----- SOURCE MATERIAL -----

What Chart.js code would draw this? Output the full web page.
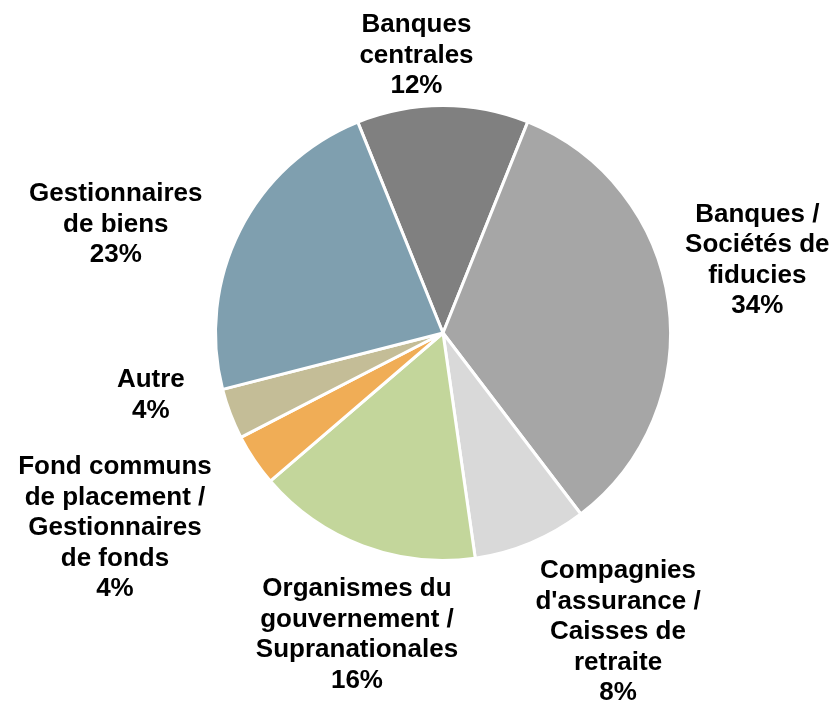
<!DOCTYPE html>
<html>
<head>
<meta charset="utf-8">
<script src="https://cdn.jsdelivr.net/npm/chart.js@4"></script>
<style>
  html, body { margin: 0; padding: 0; background: #fff; }
  #wrap { width: 836px; height: 701px; }
</style>
</head>
<body>
<div id="wrap"><canvas id="pieChart"></canvas></div>
<script>
const categories = [
  ["Banques", "centrales"],
  ["Banques /", "Sociétés de", "fiducies"],
  ["Compagnies", "d'assurance /", "Caisses de", "retraite"],
  ["Organismes du", "gouvernement /", "Supranationales"],
  ["Fond communs", "de placement /", "Gestionnaires", "de fonds"],
  ["Autre"],
  ["Gestionnaires", "de biens"]
];
const shares = [12.2, 33.6, 8.1, 16.0, 3.7, 3.6, 22.9];
const shareLabels = ["12%", "34%", "8%", "16%", "4%", "4%", "23%"];
const colors = ["#808080", "#a6a6a6", "#d9d9d9", "#c3d69b", "#f0ad56", "#c4bd97", "#7f9faf"];

// label placement: angle shift from slice middle (deg) and distance as multiple of radius
const labelAngleShift = [-5.4, -5.3, -7.6, -4.7, 3.2, 8.8, -8.5];
const labelDist = [1.225, 1.418, 1.524, 1.379, 1.678, 1.313, 1.515];

const outsideLabels = {
  id: "outsideLabels",
  afterDatasetsDraw(chart) {
    const ctx = chart.ctx;
    const meta = chart.getDatasetMeta(0);
    ctx.save();
    ctx.font = "bold 26px 'Liberation Sans', Arial, sans-serif";
    ctx.fillStyle = "#000";
    ctx.textAlign = "center";
    ctx.textBaseline = "middle";
    const lineH = 30.5;
    meta.data.forEach((arc, i) => {
      const mid = (arc.startAngle + arc.endAngle) / 2 + labelAngleShift[i] * Math.PI / 180;
      const r = arc.outerRadius * labelDist[i];
      const cx = arc.x + Math.cos(mid) * r;
      const cy = arc.y + Math.sin(mid) * r;
      const lines = categories[i].concat([shareLabels[i]]);
      const top = cy - (lines.length - 1) * lineH / 2;
      lines.forEach((t, k) => ctx.fillText(t, cx, top + k * lineH));
    });
    ctx.restore();
  }
};

new Chart(document.getElementById("pieChart"), {
  type: "pie",
  data: {
    labels: categories.map(c => c.join(" ")),
    datasets: [{
      data: shares,
      backgroundColor: colors,
      borderColor: "#ffffff",
      borderWidth: 3
    }]
  },
  options: {
    responsive: true,
    maintainAspectRatio: false,
    animation: false,
    rotation: -22,
    layout: { padding: { top: 104, bottom: 139, left: 140, right: 90 } },
    plugins: {
      legend: { display: false },
      tooltip: { enabled: false }
    }
  },
  plugins: [outsideLabels]
});
</script>
</body>
</html>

-----

* [TASK PROMPT]
Working from the material above, transcribe it exactly while omitting pictures.

* [SOLUTION]
What Chart.js code would draw this? Output the full web page.
<!DOCTYPE html>
<html>
<head>
<meta charset="utf-8">
<script src="https://cdn.jsdelivr.net/npm/chart.js@4"></script>
<style>
  html, body { margin: 0; padding: 0; background: #fff; }
  #wrap { width: 836px; height: 701px; }
</style>
</head>
<body>
<div id="wrap"><canvas id="pieChart"></canvas></div>
<script>
const categories = [
  ["Banques", "centrales"],
  ["Banques /", "Sociétés de", "fiducies"],
  ["Compagnies", "d'assurance /", "Caisses de", "retraite"],
  ["Organismes du", "gouvernement /", "Supranationales"],
  ["Fond communs", "de placement /", "Gestionnaires", "de fonds"],
  ["Autre"],
  ["Gestionnaires", "de biens"]
];
const shares = [12.2, 33.6, 8.1, 16.0, 3.7, 3.6, 22.9];
const shareLabels = ["12%", "34%", "8%", "16%", "4%", "4%", "23%"];
const colors = ["#808080", "#a6a6a6", "#d9d9d9", "#c3d69b", "#f0ad56", "#c4bd97", "#7f9faf"];

// label placement: angle shift from slice middle (deg) and distance as multiple of radius
const labelAngleShift = [-5.4, -5.3, -7.6, -4.7, 3.2, 8.8, -8.5];
const labelDist = [1.225, 1.418, 1.524, 1.379, 1.678, 1.313, 1.515];

const outsideLabels = {
  id: "outsideLabels",
  afterDatasetsDraw(chart) {
    const ctx = chart.ctx;
    const meta = chart.getDatasetMeta(0);
    ctx.save();
    ctx.font = "bold 26px 'Liberation Sans', Arial, sans-serif";
    ctx.fillStyle = "#000";
    ctx.textAlign = "center";
    ctx.textBaseline = "middle";
    const lineH = 30.5;
    meta.data.forEach((arc, i) => {
      const mid = (arc.startAngle + arc.endAngle) / 2 + labelAngleShift[i] * Math.PI / 180;
      const r = arc.outerRadius * labelDist[i];
      const cx = arc.x + Math.cos(mid) * r;
      const cy = arc.y + Math.sin(mid) * r;
      const lines = categories[i].concat([shareLabels[i]]);
      const top = cy - (lines.length - 1) * lineH / 2;
      lines.forEach((t, k) => ctx.fillText(t, cx, top + k * lineH));
    });
    ctx.restore();
  }
};

new Chart(document.getElementById("pieChart"), {
  type: "pie",
  data: {
    labels: categories.map(c => c.join(" ")),
    datasets: [{
      data: shares,
      backgroundColor: colors,
      borderColor: "#ffffff",
      borderWidth: 3
    }]
  },
  options: {
    responsive: true,
    maintainAspectRatio: false,
    animation: false,
    rotation: -22,
    layout: { padding: { top: 104, bottom: 139, left: 140, right: 90 } },
    plugins: {
      legend: { display: false },
      tooltip: { enabled: false }
    }
  },
  plugins: [outsideLabels]
});
</script>
</body>
</html>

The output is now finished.